■ WHAT YOU HAVE TO DO ■
From the first line of the data down to and including the line with "import numpy as np", copy everything exactly, leaving out pictures.

■ MATERIAL PROVIDED ■
▽

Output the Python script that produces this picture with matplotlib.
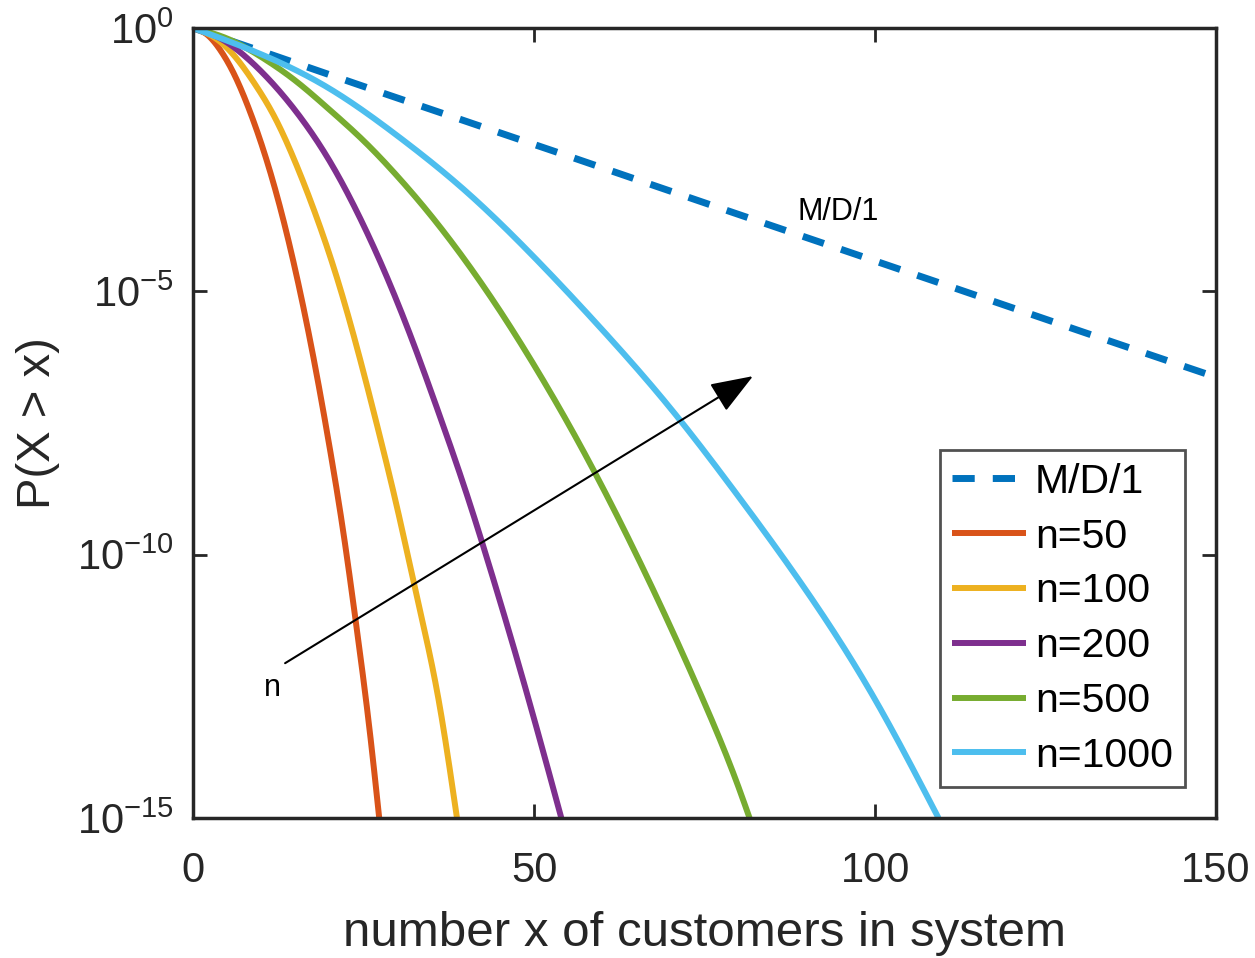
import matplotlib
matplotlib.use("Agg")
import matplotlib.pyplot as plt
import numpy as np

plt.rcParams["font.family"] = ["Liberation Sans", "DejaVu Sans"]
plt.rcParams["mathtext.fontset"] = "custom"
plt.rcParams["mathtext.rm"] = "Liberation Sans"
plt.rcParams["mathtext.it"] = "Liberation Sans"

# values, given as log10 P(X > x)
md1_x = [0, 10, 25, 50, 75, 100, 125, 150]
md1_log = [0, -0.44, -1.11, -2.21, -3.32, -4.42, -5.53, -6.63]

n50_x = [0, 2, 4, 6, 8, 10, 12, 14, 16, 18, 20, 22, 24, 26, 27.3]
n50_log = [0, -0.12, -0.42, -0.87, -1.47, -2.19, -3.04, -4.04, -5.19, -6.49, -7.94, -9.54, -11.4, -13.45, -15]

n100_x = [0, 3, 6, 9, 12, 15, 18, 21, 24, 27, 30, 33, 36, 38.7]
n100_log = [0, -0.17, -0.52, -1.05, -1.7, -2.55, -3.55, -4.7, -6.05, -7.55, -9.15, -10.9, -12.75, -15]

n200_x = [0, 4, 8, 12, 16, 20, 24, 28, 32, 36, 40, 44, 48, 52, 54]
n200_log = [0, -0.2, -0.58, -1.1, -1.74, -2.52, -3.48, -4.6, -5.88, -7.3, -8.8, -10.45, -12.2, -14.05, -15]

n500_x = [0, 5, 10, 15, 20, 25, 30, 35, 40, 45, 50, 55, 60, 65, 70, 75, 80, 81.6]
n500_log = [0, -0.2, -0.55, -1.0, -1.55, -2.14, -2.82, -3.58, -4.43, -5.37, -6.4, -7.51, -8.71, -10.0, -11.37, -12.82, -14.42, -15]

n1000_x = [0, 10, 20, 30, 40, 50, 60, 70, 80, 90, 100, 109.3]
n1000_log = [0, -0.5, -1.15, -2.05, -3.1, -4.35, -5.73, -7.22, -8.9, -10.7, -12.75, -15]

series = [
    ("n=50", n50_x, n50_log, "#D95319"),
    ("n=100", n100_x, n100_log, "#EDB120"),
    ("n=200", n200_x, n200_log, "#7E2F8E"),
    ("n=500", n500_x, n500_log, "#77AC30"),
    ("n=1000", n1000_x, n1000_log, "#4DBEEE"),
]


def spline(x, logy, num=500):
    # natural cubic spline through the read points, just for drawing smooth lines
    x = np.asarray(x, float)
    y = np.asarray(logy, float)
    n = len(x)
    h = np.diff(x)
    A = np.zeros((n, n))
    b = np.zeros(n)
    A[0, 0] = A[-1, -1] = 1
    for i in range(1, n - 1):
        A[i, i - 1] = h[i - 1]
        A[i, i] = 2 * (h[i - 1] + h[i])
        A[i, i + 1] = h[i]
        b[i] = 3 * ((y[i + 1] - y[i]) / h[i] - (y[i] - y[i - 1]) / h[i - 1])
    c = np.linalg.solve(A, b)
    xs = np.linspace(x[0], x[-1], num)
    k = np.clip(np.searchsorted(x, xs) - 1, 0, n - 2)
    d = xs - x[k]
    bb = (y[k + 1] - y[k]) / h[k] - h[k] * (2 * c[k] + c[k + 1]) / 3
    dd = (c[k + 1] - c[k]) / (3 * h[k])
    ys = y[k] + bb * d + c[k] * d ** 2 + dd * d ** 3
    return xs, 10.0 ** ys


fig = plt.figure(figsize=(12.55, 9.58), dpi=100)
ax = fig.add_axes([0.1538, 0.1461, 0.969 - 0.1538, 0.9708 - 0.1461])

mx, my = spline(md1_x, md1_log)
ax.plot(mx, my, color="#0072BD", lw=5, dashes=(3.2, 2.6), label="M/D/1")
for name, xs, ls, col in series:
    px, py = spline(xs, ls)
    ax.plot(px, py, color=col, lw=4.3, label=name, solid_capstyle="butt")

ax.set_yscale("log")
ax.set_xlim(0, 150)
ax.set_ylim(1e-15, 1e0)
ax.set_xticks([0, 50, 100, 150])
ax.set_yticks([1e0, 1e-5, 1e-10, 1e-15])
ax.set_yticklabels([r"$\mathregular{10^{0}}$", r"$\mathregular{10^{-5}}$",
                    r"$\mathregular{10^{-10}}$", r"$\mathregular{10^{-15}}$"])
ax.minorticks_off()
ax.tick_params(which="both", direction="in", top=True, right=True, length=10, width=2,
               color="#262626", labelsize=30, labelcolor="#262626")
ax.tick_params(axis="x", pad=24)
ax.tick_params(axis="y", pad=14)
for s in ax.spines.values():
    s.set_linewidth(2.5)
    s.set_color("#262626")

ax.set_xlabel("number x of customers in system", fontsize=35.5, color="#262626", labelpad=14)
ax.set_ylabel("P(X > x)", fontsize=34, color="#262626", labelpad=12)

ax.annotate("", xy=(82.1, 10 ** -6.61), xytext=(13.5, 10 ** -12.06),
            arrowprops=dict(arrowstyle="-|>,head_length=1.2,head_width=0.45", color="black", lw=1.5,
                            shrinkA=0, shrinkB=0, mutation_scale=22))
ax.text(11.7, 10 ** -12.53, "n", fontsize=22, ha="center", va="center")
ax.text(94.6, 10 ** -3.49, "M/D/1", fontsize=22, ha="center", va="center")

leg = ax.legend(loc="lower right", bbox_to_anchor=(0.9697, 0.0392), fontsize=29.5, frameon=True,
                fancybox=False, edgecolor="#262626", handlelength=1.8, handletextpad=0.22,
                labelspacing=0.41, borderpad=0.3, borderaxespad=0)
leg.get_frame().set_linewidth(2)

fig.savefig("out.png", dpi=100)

△

■ THE RESULT ■
Output the Python script that produces this picture with matplotlib.
import matplotlib
matplotlib.use("Agg")
import matplotlib.pyplot as plt
import numpy as np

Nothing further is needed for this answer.